When Kael made up her mind, it was game, set and match. Her inability - no, her refusal - to interpret often left her on the surface.
For example, she dismissed 2001: A Space Odyssey (1968), "In some ways it's the biggest amateur movie of them all." Nothing about ambivalence, the satire of human banality. [2001: A Space Odyssey has a good possibility of being chosen by critics as best film of all time in Sight & Sound's decadal poll in 2022.]
She also doesn't get beyond the surface of challenging films such as Chinatown (1974).
Perhaps the quality that most would serve her in 2020 is her understanding of and commitment to branding. Pauline Kael had a vivid brand.
Pauline Kael was the first - and maybe the only - celebrity movie critic. Roger Ebert had his following, but it was his thumb rather than Pauline's acerbic tongue that drew attention. His following was not a cult.
But some of Pauline's following was a cult following. She gathered a group of young novice critics, promoted them, and got them jobs across the country. But it was at a price. They had to pay homage to her.
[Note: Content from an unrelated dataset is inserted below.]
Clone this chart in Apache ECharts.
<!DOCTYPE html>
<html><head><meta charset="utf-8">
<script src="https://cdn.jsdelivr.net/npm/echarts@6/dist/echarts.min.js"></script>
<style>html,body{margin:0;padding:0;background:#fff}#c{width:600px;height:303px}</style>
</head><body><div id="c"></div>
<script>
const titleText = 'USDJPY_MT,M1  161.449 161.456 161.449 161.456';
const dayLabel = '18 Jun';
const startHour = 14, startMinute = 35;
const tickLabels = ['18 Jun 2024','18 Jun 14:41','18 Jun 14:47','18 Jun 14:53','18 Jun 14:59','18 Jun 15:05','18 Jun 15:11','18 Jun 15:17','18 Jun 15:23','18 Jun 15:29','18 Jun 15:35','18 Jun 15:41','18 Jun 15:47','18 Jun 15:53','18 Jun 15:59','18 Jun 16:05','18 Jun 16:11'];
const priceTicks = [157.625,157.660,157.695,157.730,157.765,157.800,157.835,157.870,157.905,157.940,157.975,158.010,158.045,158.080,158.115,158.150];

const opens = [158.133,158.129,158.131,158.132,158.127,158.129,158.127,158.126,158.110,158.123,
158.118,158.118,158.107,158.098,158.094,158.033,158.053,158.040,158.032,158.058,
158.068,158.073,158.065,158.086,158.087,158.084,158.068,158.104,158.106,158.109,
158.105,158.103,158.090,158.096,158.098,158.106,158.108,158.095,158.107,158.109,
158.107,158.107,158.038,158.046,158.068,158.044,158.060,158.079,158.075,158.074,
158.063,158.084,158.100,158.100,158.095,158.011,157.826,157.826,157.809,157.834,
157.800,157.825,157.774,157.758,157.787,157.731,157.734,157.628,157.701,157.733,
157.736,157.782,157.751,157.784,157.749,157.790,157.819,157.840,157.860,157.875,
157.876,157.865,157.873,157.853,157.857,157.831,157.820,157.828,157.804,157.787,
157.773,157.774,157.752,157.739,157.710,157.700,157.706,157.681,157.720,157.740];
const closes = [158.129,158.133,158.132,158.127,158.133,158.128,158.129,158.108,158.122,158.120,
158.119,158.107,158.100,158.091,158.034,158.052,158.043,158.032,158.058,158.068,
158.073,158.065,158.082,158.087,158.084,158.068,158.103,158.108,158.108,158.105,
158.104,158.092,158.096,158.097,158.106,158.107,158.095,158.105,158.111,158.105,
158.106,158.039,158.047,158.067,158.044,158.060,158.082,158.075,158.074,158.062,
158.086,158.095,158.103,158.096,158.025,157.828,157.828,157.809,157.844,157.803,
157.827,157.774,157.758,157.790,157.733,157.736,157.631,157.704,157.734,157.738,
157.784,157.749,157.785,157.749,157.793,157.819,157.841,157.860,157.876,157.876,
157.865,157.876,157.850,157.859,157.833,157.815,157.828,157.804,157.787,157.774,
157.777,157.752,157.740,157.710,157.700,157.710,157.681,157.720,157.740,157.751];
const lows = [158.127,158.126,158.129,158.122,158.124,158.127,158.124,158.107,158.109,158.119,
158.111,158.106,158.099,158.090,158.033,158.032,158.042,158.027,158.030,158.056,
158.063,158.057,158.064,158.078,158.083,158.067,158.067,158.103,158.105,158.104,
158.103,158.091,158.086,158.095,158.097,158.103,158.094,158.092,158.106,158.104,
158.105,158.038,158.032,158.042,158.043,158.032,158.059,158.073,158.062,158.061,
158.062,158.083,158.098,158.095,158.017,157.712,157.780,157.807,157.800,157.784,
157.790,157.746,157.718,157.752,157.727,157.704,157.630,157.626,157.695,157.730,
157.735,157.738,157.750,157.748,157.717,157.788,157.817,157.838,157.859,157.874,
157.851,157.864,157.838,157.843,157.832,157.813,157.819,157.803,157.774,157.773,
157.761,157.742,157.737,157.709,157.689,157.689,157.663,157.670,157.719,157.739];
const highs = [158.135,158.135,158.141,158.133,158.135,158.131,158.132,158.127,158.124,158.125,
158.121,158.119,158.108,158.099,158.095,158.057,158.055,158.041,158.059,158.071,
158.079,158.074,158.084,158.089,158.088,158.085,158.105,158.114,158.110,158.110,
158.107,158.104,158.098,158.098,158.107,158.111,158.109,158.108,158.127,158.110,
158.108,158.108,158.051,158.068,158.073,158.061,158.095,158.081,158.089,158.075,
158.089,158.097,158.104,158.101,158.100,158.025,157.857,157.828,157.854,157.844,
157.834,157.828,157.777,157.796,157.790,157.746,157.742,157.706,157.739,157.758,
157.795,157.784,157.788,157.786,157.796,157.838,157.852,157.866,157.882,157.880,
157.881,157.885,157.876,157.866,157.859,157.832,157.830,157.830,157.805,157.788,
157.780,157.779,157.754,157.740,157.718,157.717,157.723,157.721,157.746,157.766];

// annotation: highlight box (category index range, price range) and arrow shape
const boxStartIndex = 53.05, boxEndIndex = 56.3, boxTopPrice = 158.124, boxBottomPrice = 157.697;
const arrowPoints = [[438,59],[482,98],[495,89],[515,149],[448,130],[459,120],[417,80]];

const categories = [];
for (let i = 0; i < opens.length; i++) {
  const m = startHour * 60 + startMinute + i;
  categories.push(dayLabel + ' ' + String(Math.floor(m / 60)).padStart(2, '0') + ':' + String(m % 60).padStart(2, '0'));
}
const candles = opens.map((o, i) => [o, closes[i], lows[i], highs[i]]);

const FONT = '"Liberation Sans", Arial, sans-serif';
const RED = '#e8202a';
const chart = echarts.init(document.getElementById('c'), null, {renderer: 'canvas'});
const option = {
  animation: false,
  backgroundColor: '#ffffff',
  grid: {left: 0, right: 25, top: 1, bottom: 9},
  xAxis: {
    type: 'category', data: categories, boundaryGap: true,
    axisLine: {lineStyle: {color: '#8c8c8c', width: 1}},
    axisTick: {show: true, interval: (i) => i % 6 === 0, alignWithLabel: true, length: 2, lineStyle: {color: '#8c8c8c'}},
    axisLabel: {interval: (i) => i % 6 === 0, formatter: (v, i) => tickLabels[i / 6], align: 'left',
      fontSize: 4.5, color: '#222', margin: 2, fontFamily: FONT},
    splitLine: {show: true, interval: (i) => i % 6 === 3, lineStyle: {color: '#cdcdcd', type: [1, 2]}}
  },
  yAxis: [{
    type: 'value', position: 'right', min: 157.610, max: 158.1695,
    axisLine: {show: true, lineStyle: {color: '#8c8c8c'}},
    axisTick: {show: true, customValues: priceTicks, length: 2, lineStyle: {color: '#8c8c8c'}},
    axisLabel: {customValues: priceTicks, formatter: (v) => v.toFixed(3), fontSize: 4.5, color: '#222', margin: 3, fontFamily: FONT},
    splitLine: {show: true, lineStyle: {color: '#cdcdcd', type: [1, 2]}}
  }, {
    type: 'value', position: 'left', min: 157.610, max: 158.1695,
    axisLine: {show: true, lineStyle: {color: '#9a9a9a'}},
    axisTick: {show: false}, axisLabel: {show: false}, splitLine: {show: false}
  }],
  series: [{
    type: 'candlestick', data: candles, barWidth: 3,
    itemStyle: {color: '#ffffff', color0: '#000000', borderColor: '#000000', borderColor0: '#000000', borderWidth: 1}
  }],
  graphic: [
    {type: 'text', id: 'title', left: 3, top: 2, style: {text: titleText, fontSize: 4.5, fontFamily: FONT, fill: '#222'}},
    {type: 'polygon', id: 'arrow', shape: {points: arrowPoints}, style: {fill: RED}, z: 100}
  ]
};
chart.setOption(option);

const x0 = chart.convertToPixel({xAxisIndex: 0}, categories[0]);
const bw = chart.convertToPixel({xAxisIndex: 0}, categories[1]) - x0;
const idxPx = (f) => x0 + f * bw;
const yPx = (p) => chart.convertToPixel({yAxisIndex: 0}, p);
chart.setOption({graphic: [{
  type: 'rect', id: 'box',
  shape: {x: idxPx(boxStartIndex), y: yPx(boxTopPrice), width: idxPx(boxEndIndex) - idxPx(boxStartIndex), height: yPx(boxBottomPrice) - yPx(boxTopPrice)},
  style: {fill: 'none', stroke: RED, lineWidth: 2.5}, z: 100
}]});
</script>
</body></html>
What She Said: The Art of Pauline Kael includes several of them. They were called the "Paulettes." They included critic David Denby, critic David Edelson and writer/director Paul Schrader. Denby later said, "She insisted she was right about everything... The group became a cult." Edelson says they were "getting opinions from her on high." And Schrader says, "What Pauline Kael promoted wasn't film. It was her."
In recent years, movie critic movie critic Richard Roeper was suspended by the Chicago Sun-Times for buying fake followers on Twitter. Imagine what Pauline might have done.
Director Rob Garver has made an interesting film, given that his subject almost always was interesting. But he avoids some salient topics. I wish he had focused more on the effect that she was Jewish and how at times that informed her criticism. But the only comment was about her review of Shoah (1985) when someone accused her of being a "self-hating Jew." That's misleading. Balance and insight is absent. Denby, Edelson, or Carrie Rickey could have commented on that.
What She Said: The Art of Pauline Kael shows that Pauline Kael would flourish in 2020.
In much of her criticism, Pauline came to conquer, not comprehend.